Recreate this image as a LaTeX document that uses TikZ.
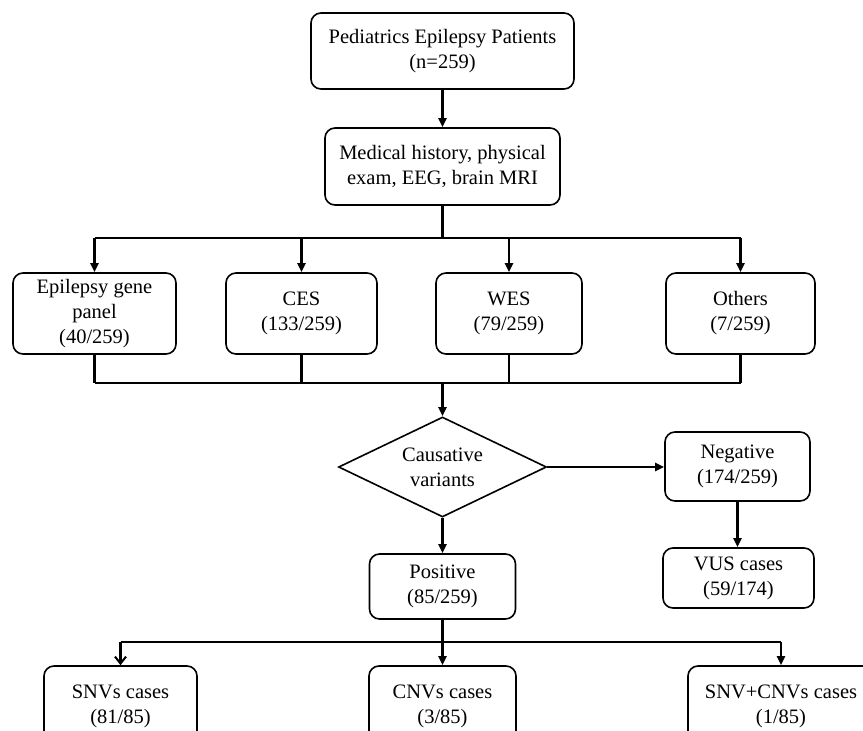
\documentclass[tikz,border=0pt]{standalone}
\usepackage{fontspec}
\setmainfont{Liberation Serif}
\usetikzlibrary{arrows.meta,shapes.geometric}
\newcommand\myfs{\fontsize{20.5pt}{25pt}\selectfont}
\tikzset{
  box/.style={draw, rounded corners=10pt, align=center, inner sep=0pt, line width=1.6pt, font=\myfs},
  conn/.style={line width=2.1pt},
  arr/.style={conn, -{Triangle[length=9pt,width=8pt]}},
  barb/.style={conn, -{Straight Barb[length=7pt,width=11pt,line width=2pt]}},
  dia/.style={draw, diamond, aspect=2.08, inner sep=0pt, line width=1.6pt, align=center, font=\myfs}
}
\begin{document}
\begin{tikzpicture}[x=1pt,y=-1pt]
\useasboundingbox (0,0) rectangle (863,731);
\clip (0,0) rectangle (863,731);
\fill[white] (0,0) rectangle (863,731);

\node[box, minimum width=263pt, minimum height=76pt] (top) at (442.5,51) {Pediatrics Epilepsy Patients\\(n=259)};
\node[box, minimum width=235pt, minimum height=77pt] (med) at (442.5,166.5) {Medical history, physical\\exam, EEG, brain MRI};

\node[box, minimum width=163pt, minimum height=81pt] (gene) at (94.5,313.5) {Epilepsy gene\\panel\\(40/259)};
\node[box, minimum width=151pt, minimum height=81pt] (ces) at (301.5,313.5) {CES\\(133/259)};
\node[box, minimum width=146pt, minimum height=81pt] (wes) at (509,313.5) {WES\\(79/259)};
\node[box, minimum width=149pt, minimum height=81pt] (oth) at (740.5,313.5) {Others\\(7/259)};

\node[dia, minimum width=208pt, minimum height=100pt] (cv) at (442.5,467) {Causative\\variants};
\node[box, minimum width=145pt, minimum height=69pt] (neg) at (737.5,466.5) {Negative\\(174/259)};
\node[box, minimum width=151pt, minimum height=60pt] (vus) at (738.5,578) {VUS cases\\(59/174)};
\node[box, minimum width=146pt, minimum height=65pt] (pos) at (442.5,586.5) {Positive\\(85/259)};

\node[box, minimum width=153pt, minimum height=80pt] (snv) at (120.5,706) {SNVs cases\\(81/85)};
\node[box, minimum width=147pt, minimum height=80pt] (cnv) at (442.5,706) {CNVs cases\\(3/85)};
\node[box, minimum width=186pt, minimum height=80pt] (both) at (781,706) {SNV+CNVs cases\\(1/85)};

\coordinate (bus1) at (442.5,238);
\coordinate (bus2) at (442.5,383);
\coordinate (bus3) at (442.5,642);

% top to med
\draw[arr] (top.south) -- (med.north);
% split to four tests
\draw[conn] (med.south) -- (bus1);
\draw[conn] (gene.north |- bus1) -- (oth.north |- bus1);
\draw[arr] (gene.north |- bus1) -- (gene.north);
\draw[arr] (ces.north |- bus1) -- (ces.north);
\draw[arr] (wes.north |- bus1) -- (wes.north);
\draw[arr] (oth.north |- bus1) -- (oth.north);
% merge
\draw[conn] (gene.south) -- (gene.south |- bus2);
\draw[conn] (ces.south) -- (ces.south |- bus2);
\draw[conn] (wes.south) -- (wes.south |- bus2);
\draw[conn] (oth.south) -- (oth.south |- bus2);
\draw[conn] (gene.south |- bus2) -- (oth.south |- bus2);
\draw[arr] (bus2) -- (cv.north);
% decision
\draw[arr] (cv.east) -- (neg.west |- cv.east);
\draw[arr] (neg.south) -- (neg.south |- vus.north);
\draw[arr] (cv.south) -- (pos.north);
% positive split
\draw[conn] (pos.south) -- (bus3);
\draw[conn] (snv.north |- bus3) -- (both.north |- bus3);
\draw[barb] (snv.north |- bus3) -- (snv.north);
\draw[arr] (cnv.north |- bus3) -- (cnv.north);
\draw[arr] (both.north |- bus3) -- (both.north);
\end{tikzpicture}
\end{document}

• _CHALLENGE_: Keep every word of the data as it is when you write it out, but drop the pictures.

• _TASK SOLUTION_:
Recreate this image as a LaTeX document that uses TikZ.
\documentclass[tikz,border=0pt]{standalone}
\usepackage{fontspec}
\setmainfont{Liberation Serif}
\usetikzlibrary{arrows.meta,shapes.geometric}
\newcommand\myfs{\fontsize{20.5pt}{25pt}\selectfont}
\tikzset{
  box/.style={draw, rounded corners=10pt, align=center, inner sep=0pt, line width=1.6pt, font=\myfs},
  conn/.style={line width=2.1pt},
  arr/.style={conn, -{Triangle[length=9pt,width=8pt]}},
  barb/.style={conn, -{Straight Barb[length=7pt,width=11pt,line width=2pt]}},
  dia/.style={draw, diamond, aspect=2.08, inner sep=0pt, line width=1.6pt, align=center, font=\myfs}
}
\begin{document}
\begin{tikzpicture}[x=1pt,y=-1pt]
\useasboundingbox (0,0) rectangle (863,731);
\clip (0,0) rectangle (863,731);
\fill[white] (0,0) rectangle (863,731);

\node[box, minimum width=263pt, minimum height=76pt] (top) at (442.5,51) {Pediatrics Epilepsy Patients\\(n=259)};
\node[box, minimum width=235pt, minimum height=77pt] (med) at (442.5,166.5) {Medical history, physical\\exam, EEG, brain MRI};

\node[box, minimum width=163pt, minimum height=81pt] (gene) at (94.5,313.5) {Epilepsy gene\\panel\\(40/259)};
\node[box, minimum width=151pt, minimum height=81pt] (ces) at (301.5,313.5) {CES\\(133/259)};
\node[box, minimum width=146pt, minimum height=81pt] (wes) at (509,313.5) {WES\\(79/259)};
\node[box, minimum width=149pt, minimum height=81pt] (oth) at (740.5,313.5) {Others\\(7/259)};

\node[dia, minimum width=208pt, minimum height=100pt] (cv) at (442.5,467) {Causative\\variants};
\node[box, minimum width=145pt, minimum height=69pt] (neg) at (737.5,466.5) {Negative\\(174/259)};
\node[box, minimum width=151pt, minimum height=60pt] (vus) at (738.5,578) {VUS cases\\(59/174)};
\node[box, minimum width=146pt, minimum height=65pt] (pos) at (442.5,586.5) {Positive\\(85/259)};

\node[box, minimum width=153pt, minimum height=80pt] (snv) at (120.5,706) {SNVs cases\\(81/85)};
\node[box, minimum width=147pt, minimum height=80pt] (cnv) at (442.5,706) {CNVs cases\\(3/85)};
\node[box, minimum width=186pt, minimum height=80pt] (both) at (781,706) {SNV+CNVs cases\\(1/85)};

\coordinate (bus1) at (442.5,238);
\coordinate (bus2) at (442.5,383);
\coordinate (bus3) at (442.5,642);

% top to med
\draw[arr] (top.south) -- (med.north);
% split to four tests
\draw[conn] (med.south) -- (bus1);
\draw[conn] (gene.north |- bus1) -- (oth.north |- bus1);
\draw[arr] (gene.north |- bus1) -- (gene.north);
\draw[arr] (ces.north |- bus1) -- (ces.north);
\draw[arr] (wes.north |- bus1) -- (wes.north);
\draw[arr] (oth.north |- bus1) -- (oth.north);
% merge
\draw[conn] (gene.south) -- (gene.south |- bus2);
\draw[conn] (ces.south) -- (ces.south |- bus2);
\draw[conn] (wes.south) -- (wes.south |- bus2);
\draw[conn] (oth.south) -- (oth.south |- bus2);
\draw[conn] (gene.south |- bus2) -- (oth.south |- bus2);
\draw[arr] (bus2) -- (cv.north);
% decision
\draw[arr] (cv.east) -- (neg.west |- cv.east);
\draw[arr] (neg.south) -- (neg.south |- vus.north);
\draw[arr] (cv.south) -- (pos.north);
% positive split
\draw[conn] (pos.south) -- (bus3);
\draw[conn] (snv.north |- bus3) -- (both.north |- bus3);
\draw[barb] (snv.north |- bus3) -- (snv.north);
\draw[arr] (cnv.north |- bus3) -- (cnv.north);
\draw[arr] (both.north |- bus3) -- (both.north);
\end{tikzpicture}
\end{document}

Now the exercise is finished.